Mas a principal mudança em Fusion não é a linearidade. Por limitações e por questões de “imersividade”, vários jogos antigos tornavam seus protagonistas em personagens sem personalidade — como se eles fossem somente uma representação gráfica de seus jogadores. Conforme a mídia foi progredindo, os desenvolvedores começaram a querer transformá-los em algo mais, em condutores reais da história. Isso gera certos problemas quando você pensa em idealização e imersão.
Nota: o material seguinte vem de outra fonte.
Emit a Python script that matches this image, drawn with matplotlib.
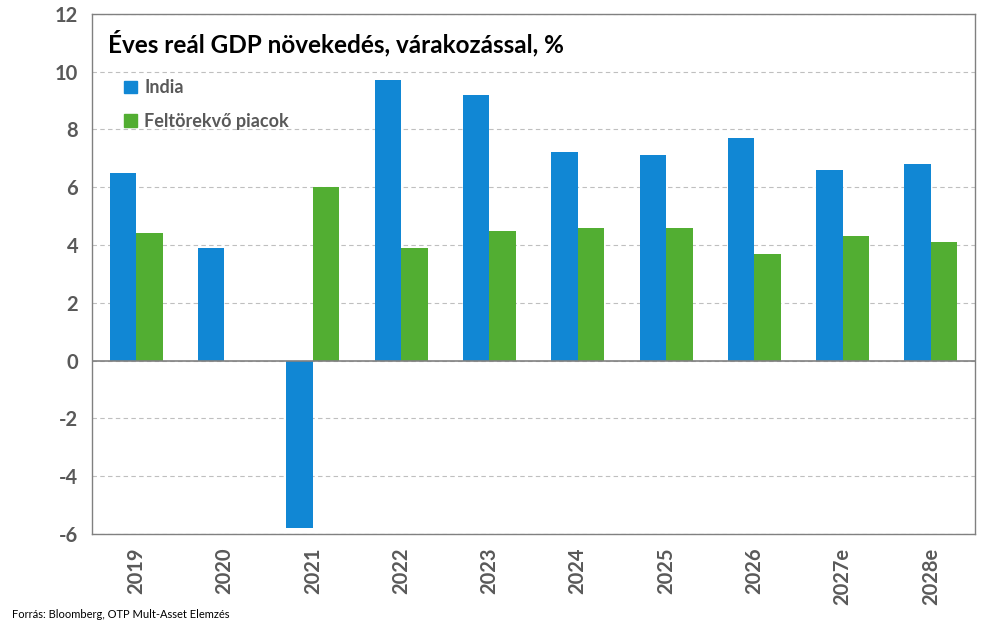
import numpy as np
import matplotlib.pyplot as plt
from matplotlib.patches import Patch

plt.rcParams['font.family'] = ['Lato', 'DejaVu Sans']
plt.rcParams['axes.unicode_minus'] = False

years = ['2019', '2020', '2021', '2022', '2023', '2024', '2025', '2026', '2027e', '2028e']
india = [6.5, 3.9, -5.8, 9.7, 9.2, 7.2, 7.1, 7.7, 6.6, 6.8]
emerging = [4.4, np.nan, 6.0, 3.9, 4.5, 4.6, 4.6, 3.7, 4.3, 4.1]

blue = '#1187D4'
green = '#52AE32'
grey = '#595959'

fig = plt.figure(figsize=(9.95, 6.26), dpi=100)
ax = fig.add_axes([0.0925, 0.147, 0.8875, 0.831])

x = np.arange(len(years))
w = 0.3
ax.bar(x - w / 2, india, w, color=blue, zorder=3)
ax.bar(x + w / 2, emerging, w, color=green, zorder=3)

ax.set_xlim(-0.5, len(years) - 0.5)
ax.set_ylim(-6, 12)
ax.set_yticks(range(-6, 13, 2))
ax.yaxis.grid(True, linestyle=(0, (4, 3)), color='#BFBFBF', linewidth=0.8, zorder=0)
ax.axhline(0, color='#808080', linewidth=1.2, zorder=4)

ax.set_xticks(x)
ax.set_xticklabels(years, rotation=90, fontsize=14.5, fontweight='bold', color=grey)
for lab in ax.get_yticklabels():
    lab.set_fontsize(14.5)
    lab.set_fontweight('bold')
    lab.set_color(grey)
ax.tick_params(axis='both', length=0, pad=10)

for s in ax.spines.values():
    s.set_color('#808080')
    s.set_linewidth(1.0)

ax.text(0.018, 0.943, 'Éves reál GDP növekedés, várakozással, %', transform=ax.transAxes,
        fontsize=17.5, fontweight='bold', color='black', va='center', ha='left')

handles = [Patch(color=blue, label='India'), Patch(color=green, label='Feltörekvő piacok')]
leg = ax.legend(handles=handles, loc='upper left', bbox_to_anchor=(0.018, 0.905), frameon=False,
                handlelength=0.7, handleheight=0.7, handletextpad=0.4, labelspacing=0.9,
                prop={'size': 13, 'weight': 'bold'})
for t in leg.get_texts():
    t.set_color(grey)

fig.text(0.012, 0.012, 'Forrás: Bloomberg, OTP Mult-Asset Elemzés', fontsize=8, color='black')

fig.savefig('out.png', dpi=100)
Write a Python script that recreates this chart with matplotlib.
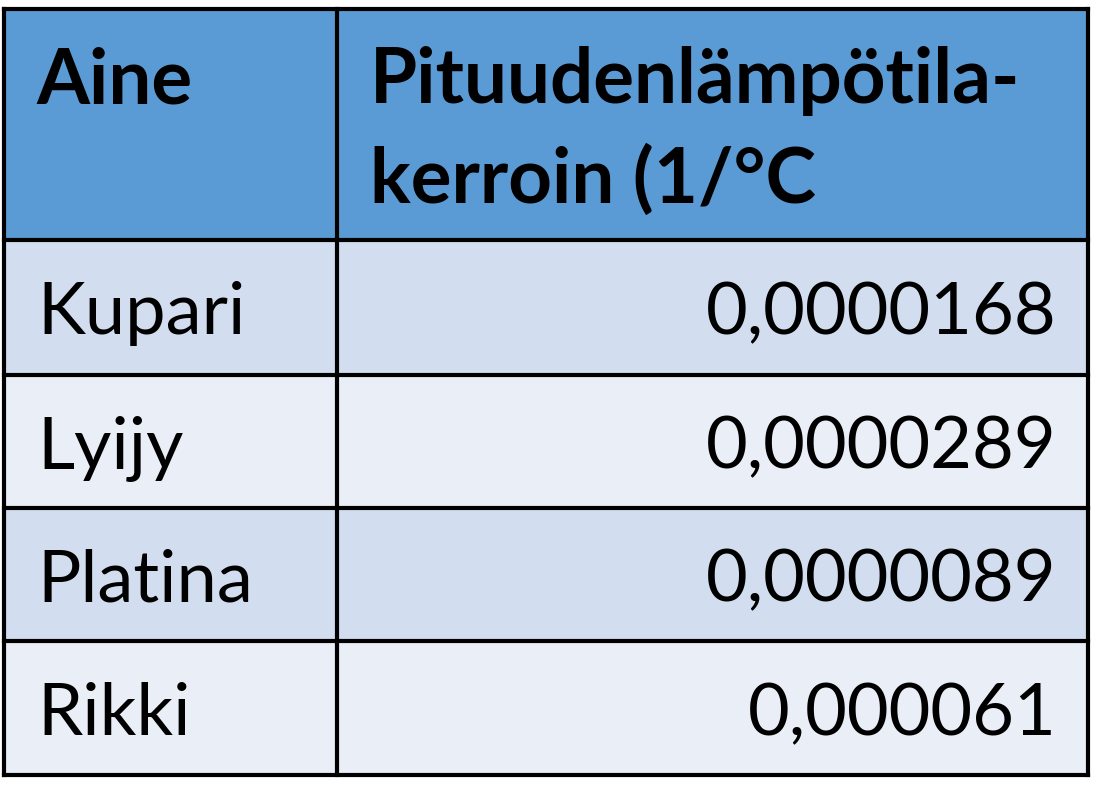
import matplotlib.pyplot as plt
from matplotlib.patches import Rectangle

# data of the table
otsikot = ["Aine", "Pituudenlämpötila-\nkerroin (1/°C"]
aineet = ["Kupari", "Lyijy", "Platina", "Rikki"]
arvot = ["0,0000168", "0,0000289", "0,0000089", "0,000061"]

# layout in pixels
W, H = 1093, 807
x0, xs, x1 = 4, 337, 1088
rivit = [9, 240, 375, 508, 641, 775]
vari_otsikko = "#5B9BD5"
vari_rivit = ["#D2DEEF", "#EAEFF7"]

plt.rcParams['font.family'] = ['Lato', 'DejaVu Sans']

fig = plt.figure(figsize=(W / 100, H / 100), dpi=100)
ax = fig.add_axes([0, 0, 1, 1])
ax.set_xlim(0, W)
ax.set_ylim(H, 0)
ax.axis("off")

# taustat
ax.add_patch(Rectangle((x0, rivit[0]), x1 - x0, rivit[1] - rivit[0], color=vari_otsikko, lw=0))
for i in range(len(aineet)):
    ax.add_patch(Rectangle((x0, rivit[i + 1]), x1 - x0, rivit[i + 2] - rivit[i + 1],
                           color=vari_rivit[i % 2], lw=0))

# otsikot
rivi1, rivi2 = otsikot[1].split("\n")
ax.text(36, 103, otsikot[0], fontsize=55, fontweight="bold", ha="left", va="baseline")
ax.text(370, 103, rivi1, fontsize=55, fontweight="bold", ha="left", va="baseline")
ax.text(370, 203, rivi2, fontsize=55, fontweight="bold", ha="left", va="baseline")

# rivit
for i, (nimi, arvo) in enumerate(zip(aineet, arvot)):
    yk = (rivit[i + 1] + rivit[i + 2]) / 2
    ax.text(37, yk + 27, nimi, fontsize=52, ha="left", va="baseline")
    ax.text(1057, yk + 27, arvo, fontsize=52, ha="right", va="baseline")

# viivat
for y in rivit:
    ax.plot([x0, x1], [y, y], color="black", lw=3, solid_capstyle="projecting")
for x in [x0, xs, x1]:
    ax.plot([x, x], [rivit[0], rivit[-1]], color="black", lw=3, solid_capstyle="projecting")

plt.savefig("out.png", dpi=100)
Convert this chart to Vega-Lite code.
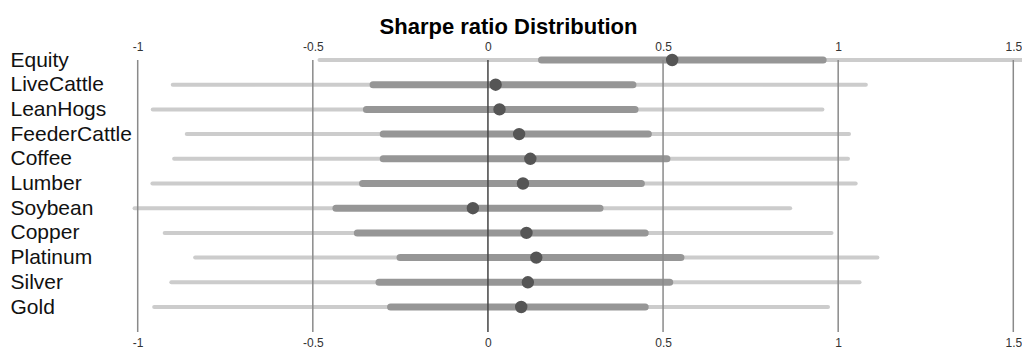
{
  "$schema": "https://vega.github.io/schema/vega-lite/v6.json",
  "autosize": {"type": "none"},
  "width": 875.6,
  "height": 272,
  "padding": {"left": 137.7, "top": 60, "right": 8.7, "bottom": 17},
  "background": "white",
  "title": {
    "text": "Sharpe ratio Distribution",
    "font": "Liberation Sans",
    "fontSize": 22,
    "fontWeight": "bold",
    "color": "#000000",
    "anchor": "middle",
    "dx": -67,
    "offset": 1
  },
  "config": {
    "view": {"stroke": null},
    "font": "Liberation Sans"
  },
  "datasets": {
    "stats": [
      {"asset": "Equity", "min": -0.481, "q1": 0.153, "med": 0.526, "q3": 0.957, "max": 1.53},
      {"asset": "LiveCattle", "min": -0.9, "q1": -0.328, "med": 0.022, "q3": 0.414, "max": 1.079},
      {"asset": "LeanHogs", "min": -0.957, "q1": -0.347, "med": 0.033, "q3": 0.42, "max": 0.955},
      {"asset": "FeederCattle", "min": -0.86, "q1": -0.299, "med": 0.089, "q3": 0.458, "max": 1.031},
      {"asset": "Coffee", "min": -0.896, "q1": -0.299, "med": 0.121, "q3": 0.511, "max": 1.028},
      {"asset": "Lumber", "min": -0.958, "q1": -0.358, "med": 0.1, "q3": 0.438, "max": 1.05},
      {"asset": "Soybean", "min": -1.009, "q1": -0.434, "med": -0.043, "q3": 0.32, "max": 0.863},
      {"asset": "Copper", "min": -0.923, "q1": -0.373, "med": 0.11, "q3": 0.449, "max": 0.981},
      {"asset": "Platinum", "min": -0.836, "q1": -0.251, "med": 0.138, "q3": 0.551, "max": 1.112},
      {"asset": "Silver", "min": -0.904, "q1": -0.311, "med": 0.114, "q3": 0.519, "max": 1.061},
      {"asset": "Gold", "min": -0.953, "q1": -0.278, "med": 0.095, "q3": 0.449, "max": 0.971}
    ],
    "ticks": [
      {"v": -1}, {"v": -0.5}, {"v": 0}, {"v": 0.5}, {"v": 1}, {"v": 1.5}
    ]
  },
  "resolve": {"axis": {"x": "independent"}},
  "layer": [
    {
      "data": {"name": "stats"},
      "mark": {"type": "rule", "color": "#cccccc", "strokeWidth": 4, "strokeCap": "round"},
      "encoding": {
        "y": {
          "field": "asset", "type": "nominal", "sort": null, "title": null,
          "scale": {"type": "point", "padding": 0.506, "align": 0},
          "axis": {
            "domain": false, "ticks": false, "tickSize": 0, "grid": false,
            "labelAlign": "left", "labelPadding": 127.7, "labelBaseline": "middle",
            "labelFont": "Liberation Sans", "labelFontSize": 21, "labelColor": "#111111", "labelLimit": 300
          }
        },
        "x": {
          "field": "min", "type": "quantitative", "title": null,
          "scale": {"domain": [-1, 1.5], "nice": false, "zero": false},
          "axis": {
            "orient": "bottom", "values": [-1, -0.5, 0, 0.5, 1, 1.5],
            "labelExpr": "'' + datum.value",
            "domain": false, "ticks": false, "tickSize": 0, "grid": false,
            "labelPadding": 5, "labelFontSize": 12, "labelColor": "#333333", "labelFont": "Liberation Sans",
            "labelFlush": false, "labelOverlap": false
          }
        },
        "x2": {"field": "max"}
      }
    },
    {
      "data": {"name": "stats"},
      "mark": {"type": "rule", "color": "#969696", "strokeWidth": 7, "strokeCap": "round"},
      "encoding": {
        "y": {"field": "asset", "type": "nominal", "sort": null},
        "x": {"field": "q1", "type": "quantitative", "axis": null},
        "x2": {"field": "q3"}
      }
    },
    {
      "data": {"name": "ticks"},
      "mark": {"type": "rule", "strokeWidth": 1.5},
      "encoding": {
        "x": {"field": "v", "type": "quantitative", "axis": null},
        "color": {
          "condition": {"test": "datum.v === 0", "value": "#444444"},
          "value": "#8a8a8a"
        }
      }
    },
    {
      "data": {"name": "stats"},
      "mark": {"type": "circle", "color": "#555555", "opacity": 1, "size": 154},
      "encoding": {
        "y": {"field": "asset", "type": "nominal", "sort": null},
        "x": {
          "field": "med", "type": "quantitative", "title": null,
          "axis": {
            "orient": "top", "values": [-1, -0.5, 0, 0.5, 1, 1.5],
            "labelExpr": "'' + datum.value",
            "domain": false, "ticks": false, "tickSize": 0, "grid": false,
            "labelPadding": 7, "labelFontSize": 12, "labelColor": "#333333", "labelFont": "Liberation Sans",
            "labelFlush": false, "labelOverlap": false
          }
        }
      }
    }
  ]
}
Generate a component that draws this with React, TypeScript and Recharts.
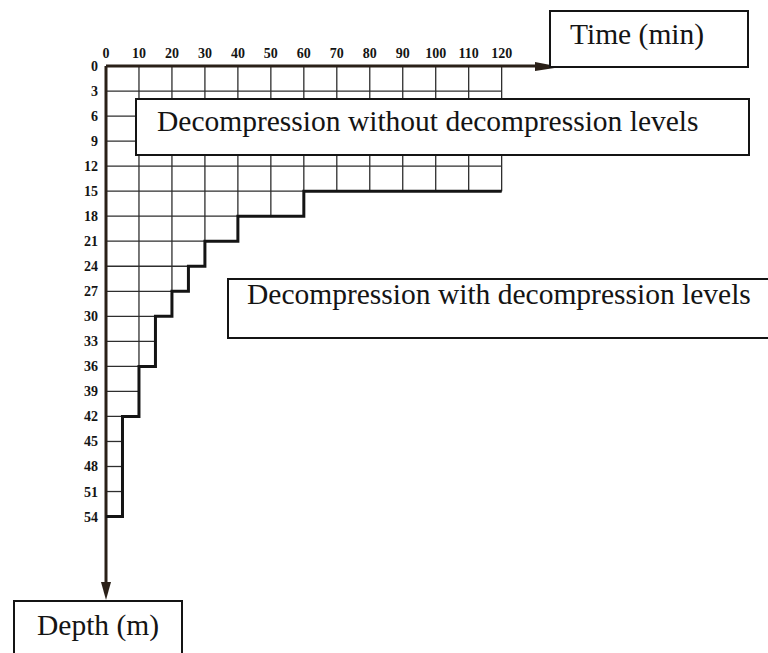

Séries que se definiram com seus protagonistas silenciosos vão sofrer reclamações por estarem quebrando uma característica plenamente estabelecida. Isso ocorre em Metroid Fusion e em seu novo estilo de narrativa, que retira o status de Samus Aran como simples avatar para os jogadores e a transforma em uma personagem plena.
Sua relação com seu computador, que remete muito ao comandante Adam, um velho amigo seu, explora várias facetas da personagem e vai desconstruindo cada vez mais a natureza solitária de Samus, que, para muitos, era a sua característica mais marcante.
Mas aí entramos em uma discussão maior: as características aparentemente estabelecidas em Super Metroid e em outros jogos nunca foram embasadas ou concretas — quando falamos delas, todas são suposições e impressões nossas, pessoais. Isso se encaixa muito em algo chamado “idealização”. No fim, todos idealizaram uma Samus a partir da protagonista quieta que conheciam, sendo que nenhuma delas é mais verdadeira que a outra.
Fusion define uma situação real, tirando essa possibilidade da multiplicidade de impressões. Agora, ela tem características indiscutíveis e não teorizáveis, o que a torna mais completa. Por mais chato que pareça, é um passo necessário para o universo da série poder se expandir.
Metroid Fusion também carrega o peso de ser o último jogo da série, cronologicamente falando. Tudo que saiu da série de 2002 para cá em nenhum momento se passou depois dos eventos contados aqui. O anúncio de Metroid Dread é importante também por isso: após 19 anos, finalmente chegou a continuação.